La société Casino Restauration est déboutée de sa réclamation de dommages et intérêts pour procédure abusive, y compris en appel, dès lors que l'appréciation inexacte que la société LTKS fait de ses droits ne constitue pas en soi une faute caractérisant un'abus'du droit d'agir'en justice, outre le fait qu'elle ne démontre pas en avoir subi un préjudice spécifique du fait de l'instance initiée à son encontre par cette dernière société.
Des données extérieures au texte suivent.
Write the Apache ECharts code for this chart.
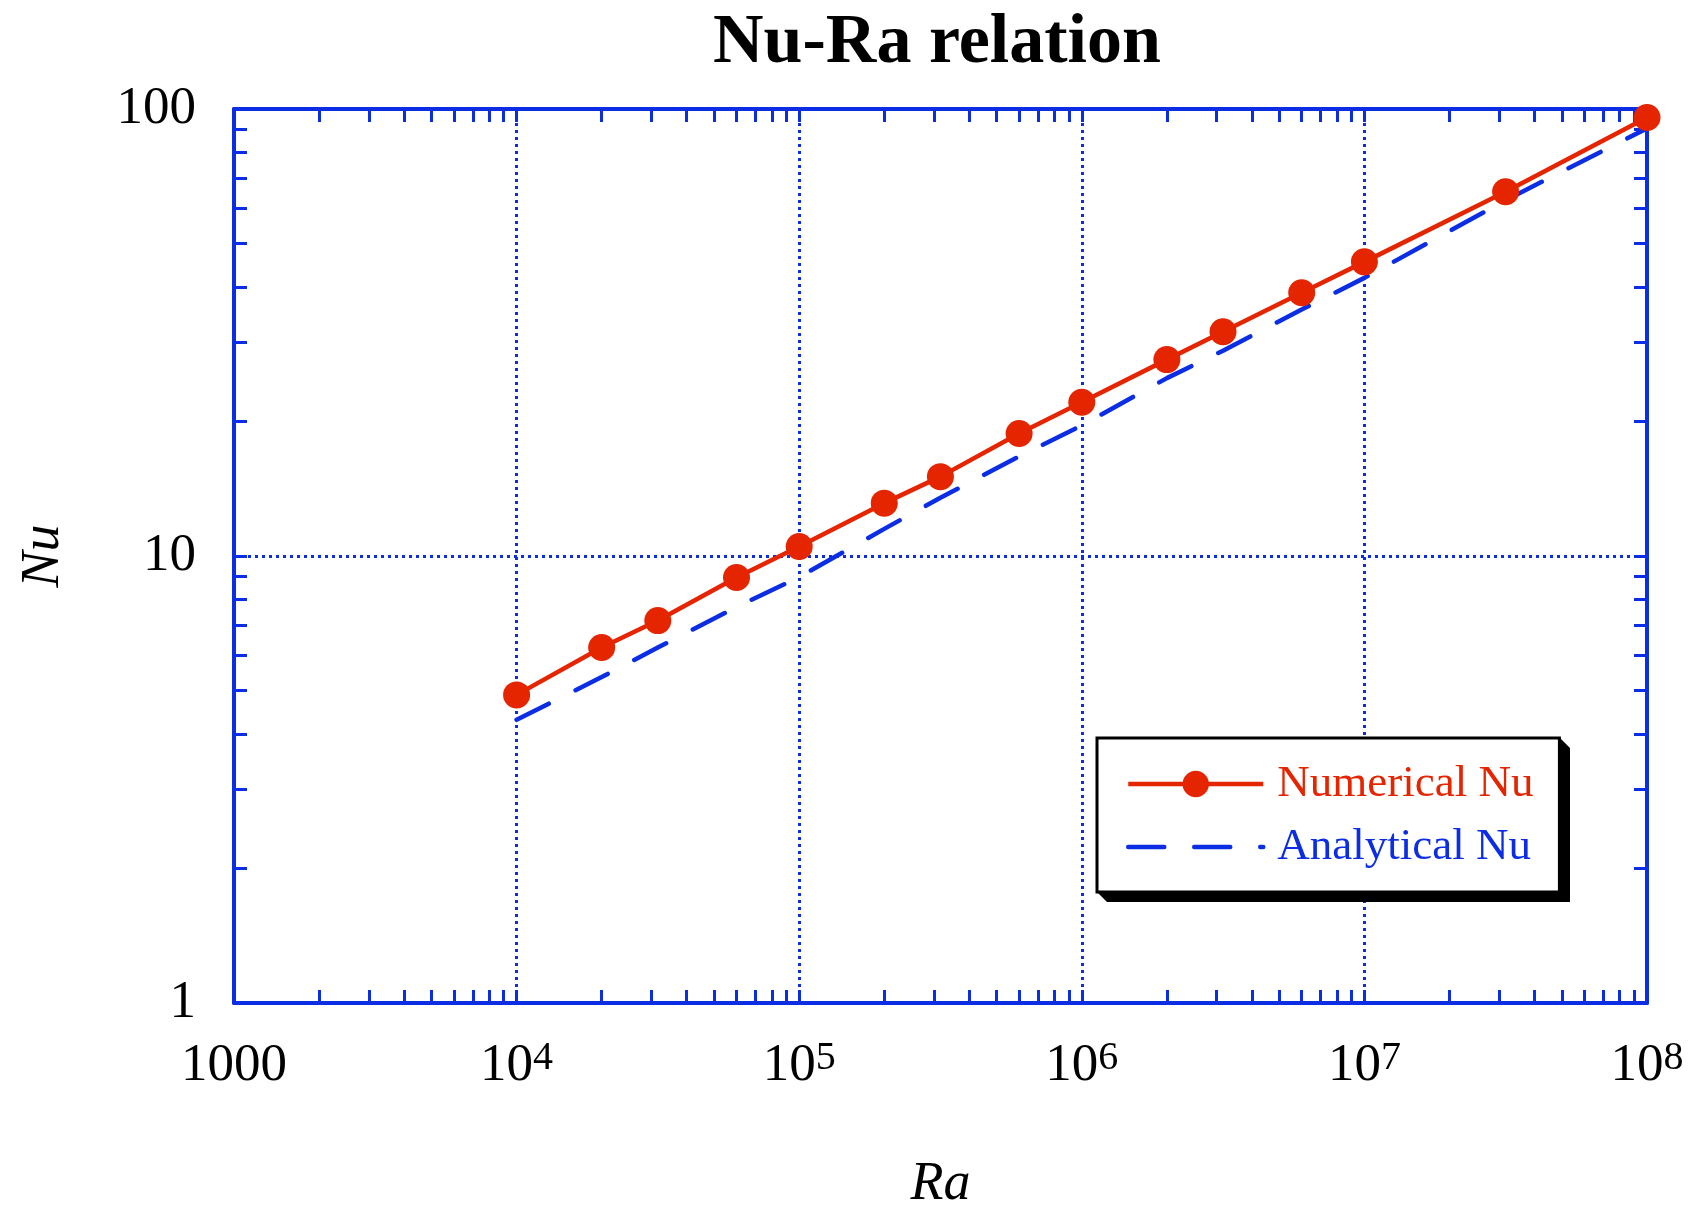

Perdant son procès, la société LTKS garde la charge des dépens d'appel comme ceux de première instance et de ses frais, et elle doit verser à la société Casino Distribution une indemnité de procédure complémentaire pour la cause d'appel, celle retenue par le premier juge étant confirmée.
PAR CES MOTIFS
La cour, statuant publiquement et par arrêt contradictoire,
Confirme le jugement déféré sauf en ses dispositions relatives à la procédure abusive,
Statuant à nouveau sur ce point et ajoutant,
Déboute la SAS Casino Restauration de sa réclamation de dommages et intérêts pour procédure abusive, y compris en appel,
Condamne la SAS LTKS à payer à la SAS Casino Restauration une indemnité de procédure d'appel de 2 000 euros,
Dit n'y avoir lieu à application des dispositions de l'article 700 du code de procédure au profit de la SAS LTKS en cause d'appel,
Condamne la SAS LTKS aux dépens d'appel.